Perhaps I can even use an internal procmail string match function
instead of the external call to "test" here?:
* ? test `find $LAST_LOGIN_FILE -mtime +333`
then just needing the single call to find.
It wouldn't be an improvement, because you'd have to save it in a
variable first:
:0
* the other conditions
{
throwawaystring=`find $LAST_LOGIN_FILE -mtime +333`
:0hWc:locallockfile
* throawaystring ?? .
| formail -D size cachename
:0e and the other flags
| formail -r andwhatevertherestwas
}
Perhaps I needed sleep 1 to avoid the 'early closed pipe' mentioned on
procmailrc(5).
If sleep can fool procmail out of recognizing a write error, that's a
bug in procmail.
"i" must have fixed it. But now I don't need "i" either.

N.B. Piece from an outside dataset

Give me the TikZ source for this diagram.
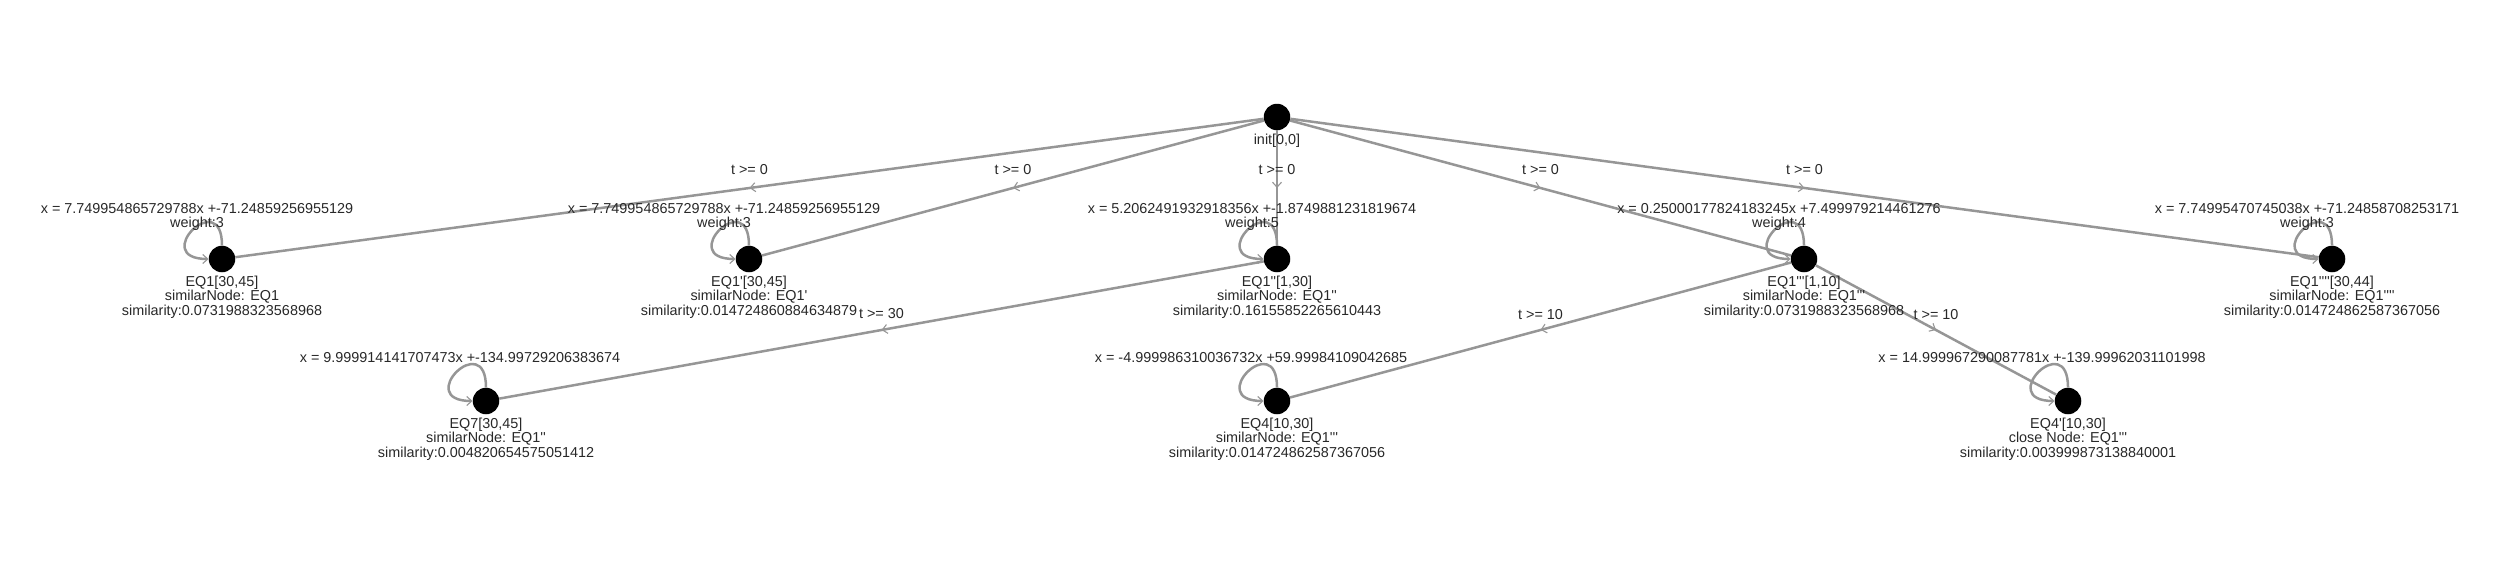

Right, because now test "`find ...`" is in the conditions. So the
action will either use the input or not run at all; it won't ever run
without using the input.
\<$\LOGNAME\> is from procmailex(5). BTW I suppose LOGNAME is
guaranteed by procmail even if not by UNIX who might use USER.
The only characters for which $\LOGNAME will differ from $LOGNAME either
don't belong in a logname or are periods. If the system doesn't allow
periods in lognames $\LOGNAME is unnecessary, but it doesn't really hurt.